Wunderkammer in Piola in Living Corriere
Milan, IT

In a historic building in the Piola area, an apartment renovated respecting the traces of time, where the stuccos coexist with the design choices and the new wooden elements draw a contemporary scenography.

Neither traditional nor modern, with an eclectic style that is a combination of sedimentations, additions and overlaps. In a period building in the Piola area of ​​Milan, the ATOMAA studio has renovated a 110 sqm apartment as a modern 'wunderkammer', in which the new bespoke furnishings have softly blended with vintage pieces and pre-existing materials.

The intention was to "create lively environments", starting from a neutral background dictated by the light colour of the walls in order to bring out the furnishings as much as possible and new wooden elements developed together with the designer Giacomo Moor.

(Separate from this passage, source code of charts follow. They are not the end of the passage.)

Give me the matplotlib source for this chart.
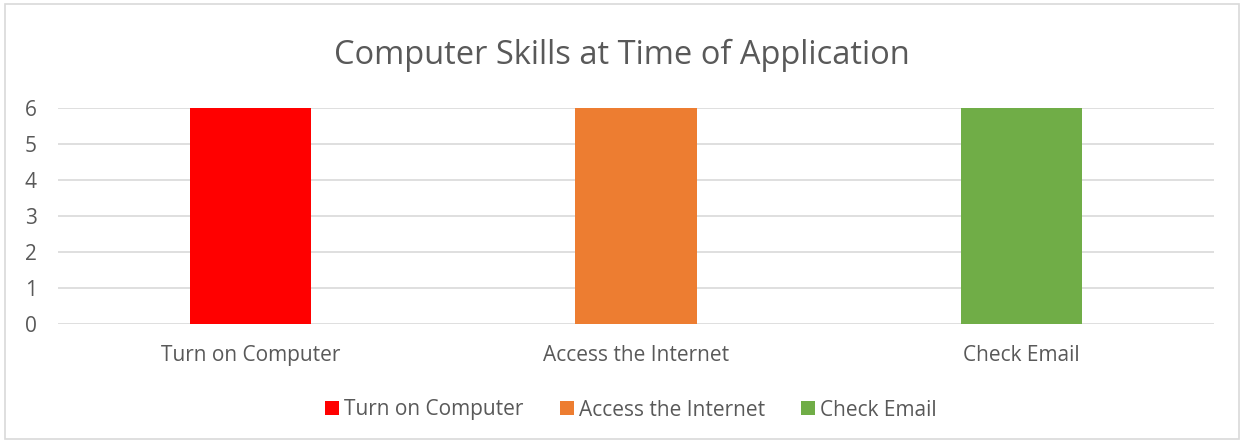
import matplotlib.pyplot as plt
from matplotlib.patches import Rectangle

categories = ["Turn on Computer", "Access the Internet", "Check Email"]
values = [6, 6, 6]
colors = ["#ff0000", "#ed7d31", "#70ad47"]

plt.rcParams['font.family'] = ['Open Sans', 'DejaVu Sans']
text_color = "#595959"

fig = plt.figure(figsize=(12.44, 4.43), dpi=100)
ax = fig.add_axes([58 / 1244, 1 - 324 / 443, 1156 / 1244, 216 / 443])

x = range(len(categories))
for i in x:
    ax.bar(i, values[i], width=0.315, color=colors[i], label=categories[i], zorder=3)

ax.set_xlim(-0.5, len(categories) - 0.5)
ax.set_ylim(0, 6)
ax.set_yticks(range(0, 7))
ax.set_xticks(list(x))
ax.set_xticklabels(categories)
ax.tick_params(axis='both', length=0, labelsize=15, colors=text_color)
ax.tick_params(axis='x', pad=15)
ax.tick_params(axis='y', pad=24)
for lbl in ax.get_yticklabels():
    lbl.set_horizontalalignment('left')
ax.grid(axis='y', color="#d9d9d9", linewidth=1.2, zorder=0)
for s in ax.spines.values():
    s.set_visible(False)

fig.suptitle("Computer Skills at Time of Application", y=1 - 55 / 443, va='center',
             fontsize=23.5, color=text_color)

leg = fig.legend(loc='center', bbox_to_anchor=(631 / 1244, 1 - 410 / 443), ncol=3,
                 frameon=False, fontsize=15, handlelength=0.67, handleheight=0.67,
                 handletextpad=0.25, columnspacing=1.73, labelcolor=text_color)

fig.patches.append(Rectangle((0.004, 0.008), 0.992, 0.984, transform=fig.transFigure,
                             fill=False, edgecolor="#d9d9d9", linewidth=1.2))

fig.savefig("out.png", dpi=100)
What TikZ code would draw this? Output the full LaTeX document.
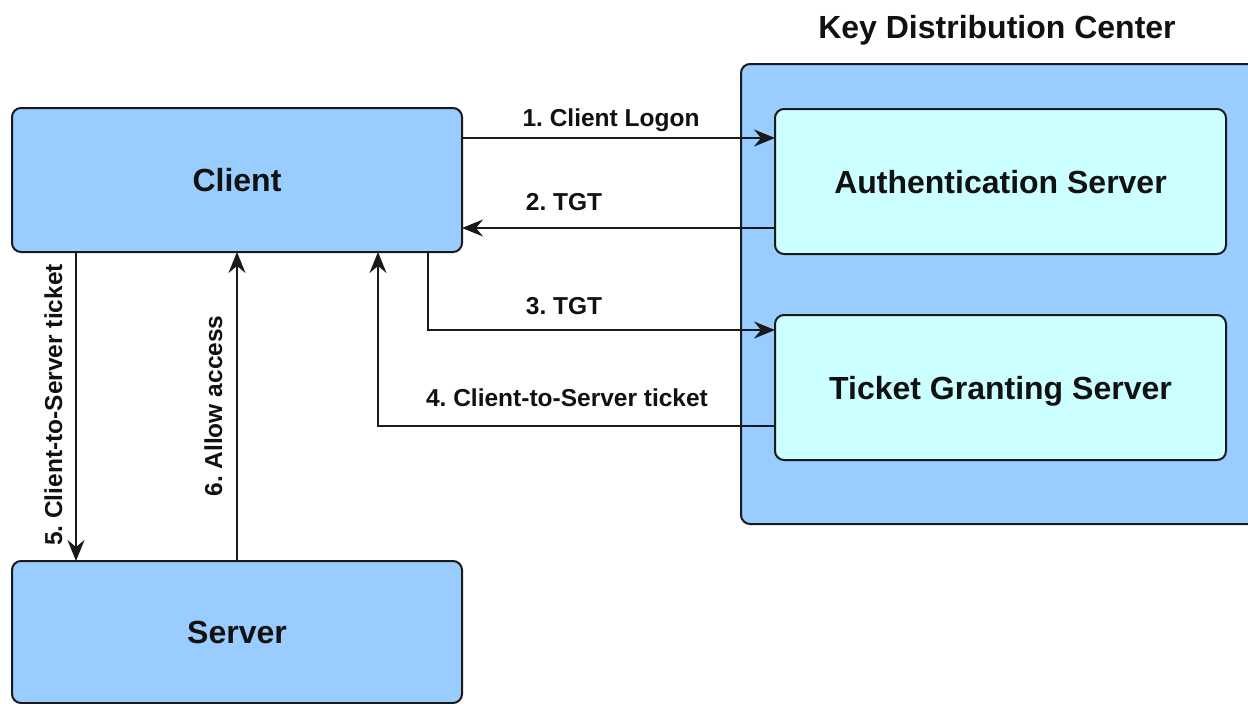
\documentclass[tikz,border=0pt]{standalone}
\usepackage{fontspec}
\setmainfont{Liberation Sans}
\usetikzlibrary{arrows.meta,calc}
\definecolor{clientblue}{HTML}{99CCFF}
\definecolor{servercyan}{HTML}{CCFFFF}
\definecolor{edgeline}{HTML}{1A1A1A}
\definecolor{inktext}{HTML}{111111}
\frenchspacing

\begin{document}
\begin{tikzpicture}[x=1pt,y=-1pt,
  box/.style={draw=edgeline, line width=2pt, rounded corners=9pt, inner sep=0pt,
    outer sep=0pt, anchor=north west, text=inktext,
    font=\fontsize{32}{38}\selectfont\bfseries, text height=23pt, text depth=0pt},
  bluebox/.style={box, fill=clientblue},
  cyanbox/.style={box, fill=servercyan},
  arr/.style={draw=edgeline, line width=1.6pt,
    -{Stealth[length=21pt,width=17pt,inset=7pt]}},
  lbl/.style={font=\fontsize{24.5}{29}\selectfont\bfseries, text=inktext,
    inner sep=0pt, anchor=base}
]
\path[use as bounding box, clip] (0,0) rectangle (1248,704);

% Key Distribution Center and its two servers
\node[bluebox, minimum width=519pt, minimum height=460pt] (kdc) at (741,64) {};
\node[anchor=base, inner sep=0pt, text=inktext,
  font=\fontsize{32}{38}\selectfont\bfseries] (kdctitle) at (997,38)
  {Key Distribution Center};
\node[cyanbox, minimum width=451pt, minimum height=145pt] (as) at (775,109)
  {Authentication Server};
\node[cyanbox, minimum width=451pt, minimum height=145pt] (tgs) at (775,315)
  {Ticket Granting Server};

% Client and service server
\node[bluebox, minimum width=450pt, minimum height=144pt] (client) at (12,108) {Client};
\node[bluebox, minimum width=450pt, minimum height=142pt] (server) at (12,561) {Server};

% Message flow
\coordinate (c1) at ([yshift=-30pt]client.north east);
\draw[arr] (c1) -- (c1 -| as.west);
\coordinate (c2) at ([yshift=26pt]as.south west);
\draw[arr] (c2) -- (c2 -| client.east);
\coordinate (c3) at ([yshift=-15pt]tgs.north west);
\draw[arr] ([xshift=-34pt]client.south east) |- (c3);
\coordinate (c4) at ([yshift=34pt]tgs.south west);
\draw[arr] (c4) -| ([xshift=-84pt]client.south east);
\draw[arr] ([xshift=64pt]client.south west) -- ([xshift=64pt]server.north west);
\draw[arr] ([xshift=225pt]server.north west) -- ([xshift=225pt]client.south west);

% Step labels
\node[lbl] (l1) at (611,126) {1. Client Logon};
\node[lbl] (l2) at (564,210) {2. TGT};
\node[lbl] (l3) at (564,314) {3. TGT};
\node[lbl] (l4) at (567,406) {4. Client-to-Server ticket};
\node[lbl, rotate=90] (l5) at (62,405) {5. Client-to-Server ticket};
\node[lbl, rotate=90] (l6) at (222,406) {6. Allow access};
\end{tikzpicture}
\end{document}
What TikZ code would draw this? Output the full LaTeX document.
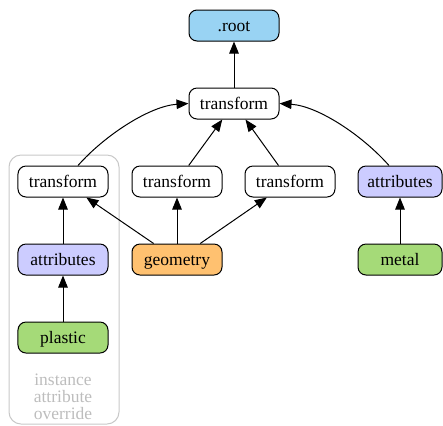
\documentclass[tikz,border=0pt]{standalone}
\usepackage{fontspec}
\setmainfont{Liberation Serif}
\usetikzlibrary{arrows.meta}
\definecolor{rootblue}{HTML}{99D3F3}
\definecolor{attrblue}{HTML}{CCCCFF}
\definecolor{geoorange}{HTML}{FFC170}
\definecolor{matgreen}{HTML}{A5DA78}
\definecolor{clustergray}{HTML}{C8C8C8}
\definecolor{notegray}{HTML}{BDBDBD}
\tikzset{
  box/.style={draw=black, line width=1bp, rounded corners=8bp, minimum width=90bp, minimum height=31bp, inner sep=0pt, text height=14bp, text depth=3bp, font=\fontsize{17.5bp}{20bp}\selectfont},
  narrow/.style={minimum width=84bp},
  arr/.style={-{Triangle[length=12bp,width=9.5bp]}, line width=1bp, black},
}
\begin{document}
\begin{tikzpicture}[x=1bp,y=-1bp]
\useasboundingbox (0,0) rectangle (443,425);
\draw[clustergray, line width=1bp, rounded corners=12bp] (9,155) rectangle (119,424);
\node[box, fill=rootblue] (root) at (234,25.5) {.root};
\node[box, fill=white] (top) at (234,103.5) {transform};
\node[box, fill=white] (t1) at (63,181.5) {transform};
\node[box, fill=white] (t2) at (177,181.5) {transform};
\node[box, fill=white] (t3) at (290,181.5) {transform};
\node[box, narrow, fill=attrblue] (ar) at (400,181.5) {attributes};
\node[box, fill=attrblue] (al) at (63,259.5) {attributes};
\node[box, fill=geoorange] (geo) at (177,259.5) {geometry};
\node[box, narrow, fill=matgreen] (metal) at (400,259.5) {metal};
\node[box, fill=matgreen] (plastic) at (63,337.5) {plastic};
\node[text=notegray, align=center, font=\fontsize{17.5bp}{17bp}\selectfont, inner sep=0pt] (note) at (63,397) {instance\\attribute\\override};
\draw[arr] (top) -- (root);
\draw[arr] ([xshift=15bp]t1.north) .. controls (105,135) and (150,106) .. (top.west);
\draw[arr] ([xshift=-11bp]ar.north) .. controls (362,135) and (318,106) .. (top.east);
\draw[arr] (t2) -- (top);
\draw[arr] (t3) -- (top);
\draw[arr] (geo) -- (t1);
\draw[arr] (geo) -- (t2);
\draw[arr] (geo) -- (t3);
\draw[arr] (al) -- (t1);
\draw[arr] (plastic) -- (al);
\draw[arr] (metal) -- (ar);
\end{tikzpicture}
\end{document}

The renovation, carried out without losing sight of the budget, is the result of a close exchange between architect and client, a thirty-year-old couple of professionals who have long been linked to designers for professional reasons.

Considering the state of affairs, represented by the beautiful volumes typical of houses of the period, the architects had the foresight to intervene in a light way, limiting the demolitions and enhancing what was there: from the plaster frames, down to details less visible, even traces of past eras. The original herringbone cherry wood floor in the living room is no exception: it had to be dismantled and has instead been restored to its former glory.

The internal distribution was created with a clear hierarchy: the large main space dedicated to the living area has been opened as much as possible and is now seamlessly unified through three portals of the same size, which facilitate access to the service spaces. In the kitchen, a part of the wardrobe camouflages one of the entrances, as if it were a secret passage, which appears and disappears completely.

In terms of furnishings, vintage furniture coexists in a casual way mixed with more recent pieces and design objects collected over time by the owners. Here a Le Corbusier armchair dated 1928 is accompanied by a recent sofa by Piero Lissoni, the "eternal" Castiglioni and Prouvé lamps are combined with an industrial table by Konstantin Grcic, in a dialogue made temporally possible by the design, not at all in contrast but simply open to accommodate various eras and styles.